L'avenir des femmes dans l'armée ukrainienne

Alors que les femmes soldats sont de plus en plus présentes dans les médias, certains craignent que cela ne soit un pas vers la mobilisation obligatoire des femmes, a déclaré Kateryna Pryimak, dirigeante del'ONG ukrainienne Veteranka Movement, qui défend les femmes dans l'armée.

« C'est faux, notre pays n'est pas prêt à mobiliser les femmes de force », a ajouté Mme Pryimak.

Les officiers de Khartiia s'attendent à ce que le pourcentage de femmes dans l'armée augmente même sans conscription féminine.

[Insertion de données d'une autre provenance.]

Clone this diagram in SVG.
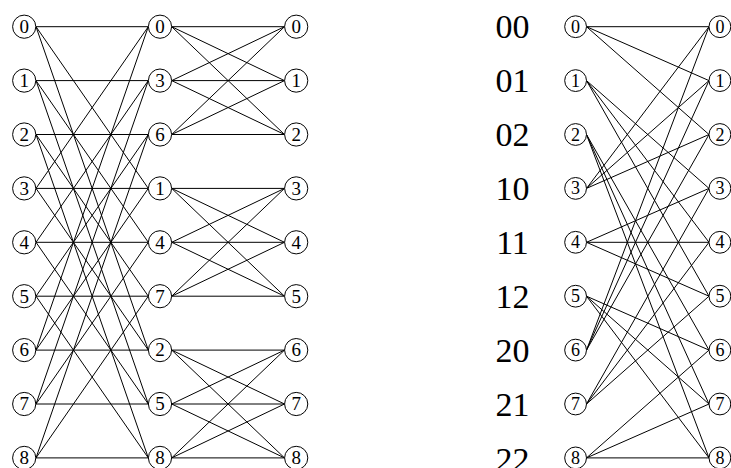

« Il y aura beaucoup de filles dans le secteur des drones, car ce domaine privilégie l'intelligence, l'intuition et les compétences techniques plutôt que la force physique », a déclaré Ihor Raikov, commandant d'une section de drones dans la compagnie de missiles antichars guidés de Khartiia, ajoutant qu'il s'attendait à une augmentation du nombre de femmes volontaires.

Les futures instructrices, très expérimentées dans la guerre moderne, pourraient également révolutionner les universités militaires, où les femmes se heurtent à des obstacles dans l'enseignement militaire qui ont une incidence directe sur leur avancement professionnel, selon M. Pryimak.

« Le moment est venu pour les femmes qui souhaitent prendre les choses en main », a déclaré Mme Andreieva au Kyiv Independent dans un commentaire écrit envoyé depuis sa position sur la ligne de front dans l'oblast de Kharkiv.

« Leurs maris sont soit à la guerre, soit morts ;leurs maisons ont été détruites, leurs proches ont été tués ou capturés ; elles ont vu trop de choses pour rester les bras croisés », a déclaré Mme Andreieva.